28.The final question is whether the deadline for submission of Stage 2 bids should be extended. The Committee has given anxious consideration to this issue. It involves weighing a number of imponderables. On the one hand, the Committee has great sympathy for the submissions of those parties which are ready to submit their bids for different sites, and which have assembled the information and worked hard to put in their bids on time. Why should the advantage they have secured through their diligence be set at nought by overlooking the dilatoriness of others? Furthermore, there has already been a considerable delay in the progress of Stage 2 following the extension granted in December 2014, at which point the Committee specifically rejected the proposal of a July 2015 deadline. To accede to a further delay now would be to grant something previously rejected. What is more, the deadline throughout has been clear, and it has only been at this hearing that any party has even suggested that it needs to be moved yet again. It is being moved to accommodate the submission of a scheme whose viability is currently unknown. Finally, if the Committee has refused permission for Stage 1 to be re-opened, why should it permit Stage 2 to be extended? This is an undeniably powerful suite of arguments.

29.The contrary arguments are also weighty. It is fair to say that there has been at least room for legitimate debate as to whether the application site can or should be shown as WQ2, which debate has occasioned delay. The reality is that, given the imminence of the deadline, to refuse any extension would be to terminate the prospect of any candidate scheme on the Royal Pier site. The Committee parts company with GGV when it submits that the Committee may not even take account of the benefits of the Royal Pier site since that would be to prefer one applicant over another. Rather, the entire purpose of the competition is to benefit the area and the people of Southampton, and to refuse the oxygen of an extension would be to choke off five of the seven applications made in this case and any of the potential benefits of the casino on the Royal Pier site. Further, the analysis of the case as GGV versus the rest is inaccurate. GGV have never withdrawn their candidacy for the Royal Pier site. The situation is different from a re-opening of Stage 1, which involves a different site altogether and an indeterminate delay because of the possibility of appeals by disappointed applicants or objectors.
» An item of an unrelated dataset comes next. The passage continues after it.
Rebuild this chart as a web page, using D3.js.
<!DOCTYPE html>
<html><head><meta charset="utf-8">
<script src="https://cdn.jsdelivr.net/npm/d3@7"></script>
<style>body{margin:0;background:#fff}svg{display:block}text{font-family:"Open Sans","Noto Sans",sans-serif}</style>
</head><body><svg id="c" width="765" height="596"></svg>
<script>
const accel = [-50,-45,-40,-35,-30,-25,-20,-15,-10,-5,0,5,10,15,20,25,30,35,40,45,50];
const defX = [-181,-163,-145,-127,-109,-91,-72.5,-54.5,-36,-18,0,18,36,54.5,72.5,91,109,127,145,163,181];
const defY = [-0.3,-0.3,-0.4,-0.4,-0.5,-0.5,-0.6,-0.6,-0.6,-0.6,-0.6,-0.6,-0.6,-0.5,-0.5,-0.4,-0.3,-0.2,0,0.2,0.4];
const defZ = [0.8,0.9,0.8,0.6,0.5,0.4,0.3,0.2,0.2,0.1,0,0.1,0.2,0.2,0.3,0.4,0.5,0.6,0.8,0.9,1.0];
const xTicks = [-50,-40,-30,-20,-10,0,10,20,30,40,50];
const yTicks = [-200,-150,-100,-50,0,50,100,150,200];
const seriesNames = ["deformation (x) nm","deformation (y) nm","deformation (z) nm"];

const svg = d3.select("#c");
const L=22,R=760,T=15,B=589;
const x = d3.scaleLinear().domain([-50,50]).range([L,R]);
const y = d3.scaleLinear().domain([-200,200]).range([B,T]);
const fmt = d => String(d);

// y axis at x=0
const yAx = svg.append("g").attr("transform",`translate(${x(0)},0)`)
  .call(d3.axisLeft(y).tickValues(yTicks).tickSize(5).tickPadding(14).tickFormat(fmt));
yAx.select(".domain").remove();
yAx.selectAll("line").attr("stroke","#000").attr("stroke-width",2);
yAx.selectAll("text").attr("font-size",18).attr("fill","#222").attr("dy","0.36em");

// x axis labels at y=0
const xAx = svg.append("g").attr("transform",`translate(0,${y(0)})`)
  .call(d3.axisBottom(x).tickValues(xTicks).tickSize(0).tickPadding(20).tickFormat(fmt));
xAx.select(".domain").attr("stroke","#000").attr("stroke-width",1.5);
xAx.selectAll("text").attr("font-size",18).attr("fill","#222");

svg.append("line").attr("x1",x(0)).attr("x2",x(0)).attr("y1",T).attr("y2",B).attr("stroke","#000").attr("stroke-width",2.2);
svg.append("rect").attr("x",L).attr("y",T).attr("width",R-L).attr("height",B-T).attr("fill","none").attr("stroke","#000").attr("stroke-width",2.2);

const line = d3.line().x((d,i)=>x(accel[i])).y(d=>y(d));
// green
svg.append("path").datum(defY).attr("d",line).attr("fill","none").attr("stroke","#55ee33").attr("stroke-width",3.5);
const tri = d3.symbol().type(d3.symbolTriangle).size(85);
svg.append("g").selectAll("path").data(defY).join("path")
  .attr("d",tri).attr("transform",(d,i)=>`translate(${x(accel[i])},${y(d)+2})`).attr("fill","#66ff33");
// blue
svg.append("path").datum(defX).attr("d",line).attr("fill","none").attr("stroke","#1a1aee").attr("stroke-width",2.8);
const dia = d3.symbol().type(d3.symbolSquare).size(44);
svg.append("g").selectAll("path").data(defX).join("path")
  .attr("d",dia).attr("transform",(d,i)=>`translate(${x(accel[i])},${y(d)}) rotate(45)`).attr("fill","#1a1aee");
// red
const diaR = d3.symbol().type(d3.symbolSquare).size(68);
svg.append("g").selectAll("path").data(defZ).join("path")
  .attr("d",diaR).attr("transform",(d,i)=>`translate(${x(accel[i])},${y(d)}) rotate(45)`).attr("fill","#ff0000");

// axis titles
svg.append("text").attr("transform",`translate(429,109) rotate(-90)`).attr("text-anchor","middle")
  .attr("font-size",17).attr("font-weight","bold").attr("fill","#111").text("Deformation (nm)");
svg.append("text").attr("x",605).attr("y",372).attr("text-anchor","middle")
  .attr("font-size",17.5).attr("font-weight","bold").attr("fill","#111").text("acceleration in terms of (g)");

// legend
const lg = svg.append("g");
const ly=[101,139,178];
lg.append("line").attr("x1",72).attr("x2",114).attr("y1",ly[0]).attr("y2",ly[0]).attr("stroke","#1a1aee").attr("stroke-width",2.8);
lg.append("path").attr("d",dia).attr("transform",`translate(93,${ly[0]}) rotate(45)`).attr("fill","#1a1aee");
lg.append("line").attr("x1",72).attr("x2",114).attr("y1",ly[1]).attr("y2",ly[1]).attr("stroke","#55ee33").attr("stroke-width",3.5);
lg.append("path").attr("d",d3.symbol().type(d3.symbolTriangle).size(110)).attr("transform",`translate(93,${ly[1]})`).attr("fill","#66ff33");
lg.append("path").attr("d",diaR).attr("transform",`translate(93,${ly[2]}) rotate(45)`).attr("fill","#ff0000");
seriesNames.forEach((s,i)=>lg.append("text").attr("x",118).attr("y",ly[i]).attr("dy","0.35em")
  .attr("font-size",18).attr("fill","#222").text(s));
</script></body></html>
30.For the Committee, these are finely balanced arguments. However, the decisive point for the Committee is that while the delay has been, on any view, regrettable to say the least, responsibility for it does not lie with the applicants. While it took some robust questioning from the Committee to arrive at a clear understanding of the situation, it has become obvious that the applicants have done their level best to get information. It is a source of considerable concern for the Committee that discussions apparently started so late, seemingly only briefly before the Stage 1 hearings. But that should have left quite long enough for appropriate information to be furnished to the applicants to enable them to submit their bids, particularly given the note of urgency which will have been injected into the proceedings by the extension decision in December 2014, which set a clear deadline. But the applicants have been unstinting in their efforts to elicit the information they need from RPW. The Committee is extremely loath effectively to impose the ultimate sanction on those applicants, who want to invest in Southampton for the good of the economy and citizens of Southampton, on account of the default of another.

31.In these very difficult circumstances, the Committee has decided on narrow balance that it ought not yet to turn its back on Royal Pier. It has decided to grant a further 3 months from today, i.e. noon on 10th July 2015, for the submission of the Stage 2 bids. From the tenor of this decision, it will be appreciated that any further extension is most unlikely to be viewed with equanimity.